Maersk Line, the world’s largest box carrier, is urging governments not to support too many newbuilding orders in the oversupplied container shipping market.

"If states are supporting operators in ways that would lead to the introduction of tonnage which would otherwise not have been introduced, this distorts the ability of markets to regulate themselves and achieve a healthy balance between supply and demand,” Robbert van Trooijen, the Danish carrier’s regional managing director for Asia-Pacific, says.

“We do not foresee that all tonnage will become delinked from state links anytime soon, but states must refrain from participating in ways which disable the market to perform as it should and which would hamper fair competition.”

Increasing support

Since the second half of last year, state-linked entities in Asia have been behind all the 34 newbuilding orders for vessels larger than 10,000 teu, data from Clarksons shows.

Hyundai Merchant Marine (HMM), backed by state-owned Korea Development Bank, booked eight 15,300-teu ships and 12 vessels of 23,000 teu. Chinese state-run CSSC Shipping Leasing ordered 10 ships of 15,000 teu.

Shoei Kisen booked four 11,000-teu vessels on the back of long-term charters to Yang Ming Marine Transport, controlled by Taiwan’s Ministry of Transportation and Communications.

Global containership fleet capacity grew to 22 million teu at the beginning of the year from 12 million teu 10 years ago, according to Bimco. The fleet growth rate is expected to reach 3.4% this year, which is likely to exceed demand growth amid trade tension and global economic slowdown.

The container industry has for years struggled with overcapacity and suffers from a persistent imbalance of supply and demand

Robbert van Trooijen

“The container industry has for years struggled with overcapacity and suffers from a persistent imbalance of supply and demand,” van Trooijen says.

Opposing view

However, judging by the number of large carriers owned by governments, the power of states might be overestimated in container shipping.

Among the world’s 10 largest box carriers, only Cosco Shipping Lines, Yang Ming and HMM are backed by national governments, Alphaliner data suggests. Together, they operate 3.92 million teu, which is around 17.1% of the world’s total.

“Most nations decide private sectors do much better than they do,” Drewry managing director Arjun Batra says.

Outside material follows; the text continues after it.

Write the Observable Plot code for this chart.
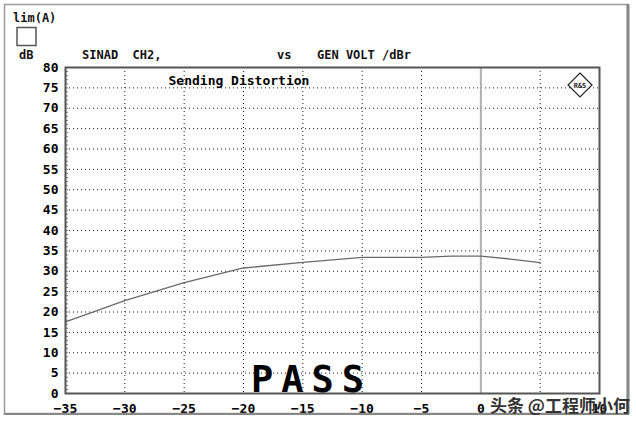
<!DOCTYPE html>
<html><head><meta charset="utf-8">
<script src="https://cdn.jsdelivr.net/npm/d3@7"></script>
<script src="https://cdn.jsdelivr.net/npm/@observablehq/plot@0.6"></script>
<style>body{margin:0;background:#fff}</style></head>
<body><div id="c"></div>
<script>
const genVolt = [-35, -30, -25, -20, -15, -10, -5, -2.5, 0, 2.5, 5];
const sinad   = [17.6, 22.8, 27.2, 30.8, 32.2, 33.4, 33.4, 33.7, 33.7, 33.0, 32.1];
const xGrid = [-35, -30, -25, -20, -15, -10, -5, 0, 5, 10];
const xLabels = [-35, -30, -25, -20, -15, -10, -5, 0, 10];
const yTicks = [0, 5, 10, 15, 20, 25, 30, 35, 40, 45, 50, 55, 60, 65, 70, 75, 80];
const yMinor = d3.range(0, 81, 1);
const plotTitle = ["Sending Distortion"];
const headerLeft = "SINAD  CH2,";
const headerVs = "vs";
const headerRight = "GEN VOLT /dBr";
const limLabel = "lim(A)";
const unitLabel = "dB";
const verdict = "PASS";
const watermark = "头条 @工程师小何";

const data = genVolt.map((x, i) => ({x, y: sinad[i]}));
const mono = "'DejaVu Sans Mono', 'Liberation Mono', monospace";

const plot = Plot.plot({
  width: 636, height: 422,
  marginLeft: 65, marginRight: 37, marginTop: 67, marginBottom: 29,
  style: {fontFamily: mono, fontSize: "13px", fontWeight: "bold", background: "#fff", color: "#000"},
  x: {domain: [-35, 10], ticks: xLabels, tickSize: 0, tickPadding: 10, label: null},
  y: {domain: [0, 80], ticks: yTicks, tickSize: 0, tickPadding: 7, label: null},
  marks: [
    Plot.gridX(xGrid, {stroke: "#000", strokeOpacity: 0.9, strokeDasharray: "1,3"}),
    Plot.gridY(yTicks, {stroke: "#000", strokeOpacity: 0.9, strokeDasharray: "1,3"}),
    Plot.ruleX([0], {stroke: "#b0b0b0", strokeWidth: 2}),
    Plot.ruleY(yMinor, {x1: -35, x2: -34.75, stroke: "#777"}),
    Plot.line(data, {x: "x", y: "y", stroke: "#6a6a6a", strokeWidth: 1.3}),
    Plot.frame({stroke: "#555", strokeWidth: 2}),
    Plot.text(plotTitle, {frameAnchor: "top-left", dx: 103, dy: 8, fontSize: 13, fontFamily: mono, fontWeight: "bold", fill: "#000", textAnchor: "start"})
  ]
});
document.getElementById("c").appendChild(plot);

const svg = d3.select(plot);
const g = svg.append("g").attr("text-anchor", "start");
// outer frame
g.append("rect").attr("x", 4.5).attr("y", 4.5).attr("width", 623).attr("height", 409)
  .attr("fill", "none").attr("stroke", "#999").attr("stroke-width", 1.5);
g.append("line").attr("x1", 628).attr("x2", 628).attr("y1", 4).attr("y2", 415).attr("stroke", "#888").attr("stroke-width", 3);
g.append("line").attr("x1", 4).attr("x2", 629).attr("y1", 414).attr("y2", 414).attr("stroke", "#888").attr("stroke-width", 2);

const txt = (s, x, y, size, anchor = "start") => g.append("text").text(s)
  .attr("x", x).attr("y", y).attr("font-family", mono).attr("font-weight", "bold")
  .attr("font-size", size).attr("text-anchor", anchor).attr("fill", "#111");

txt(limLabel, 13, 22, 12);
g.append("rect").attr("x", 17).attr("y", 27.5).attr("width", 19).attr("height", 18)
  .attr("fill", "#fff").attr("stroke", "#555").attr("stroke-width", 1.5);
txt(unitLabel, 19, 59, 12);
txt(headerLeft, 82, 59, 12);
txt(headerVs, 277, 59, 12);
txt(headerRight, 317, 59, 12);

// R&S logo
const lg = g.append("g").attr("transform", "translate(580,85)");
lg.append("polygon").attr("points", "0,-12 12,0 0,12 -12,0").attr("fill", "#fff").attr("stroke", "#222").attr("stroke-width", 1.2);
lg.append("text").text("R&S").attr("font-family", mono).attr("font-size", 7).attr("text-anchor", "middle")
  .attr("y", 3).attr("fill", "#222");

// PASS
g.append("text").text(verdict).attr("x", 251).attr("y", 392).attr("font-family", mono)
  .attr("text-anchor", "start").attr("font-weight", "bold").attr("font-size", 37)
  .attr("letter-spacing", 8).attr("fill", "#000");

// watermark
g.append("text").text(watermark).attr("x", 490).attr("y", 412).attr("text-anchor", "start")
  .attr("font-family", "'Noto Sans CJK SC', sans-serif").attr("font-size", 17).attr("fill", "#333");
</script>
</body></html>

Batra points out that China would be an exception, however, as large tonnage under the government’s control could help promote President Xi Jinping’s Belt and Road Initiative (BRI).

“I don’t think they will back off the BRI for a number of years. There is too much political capital for them to shut [it] down,” Batra says.

While the newbuilding orders are partly aiming at supporting distressed shipping and shipbuilding firms in Asia, they have come when protectionism and geopolitical tension are rising.

If the trend continues to develop, countries could eventually turn to vessels flagged or built domestically for their seaborne trades, according to Maritime Strategies International analyst Daniel Richards.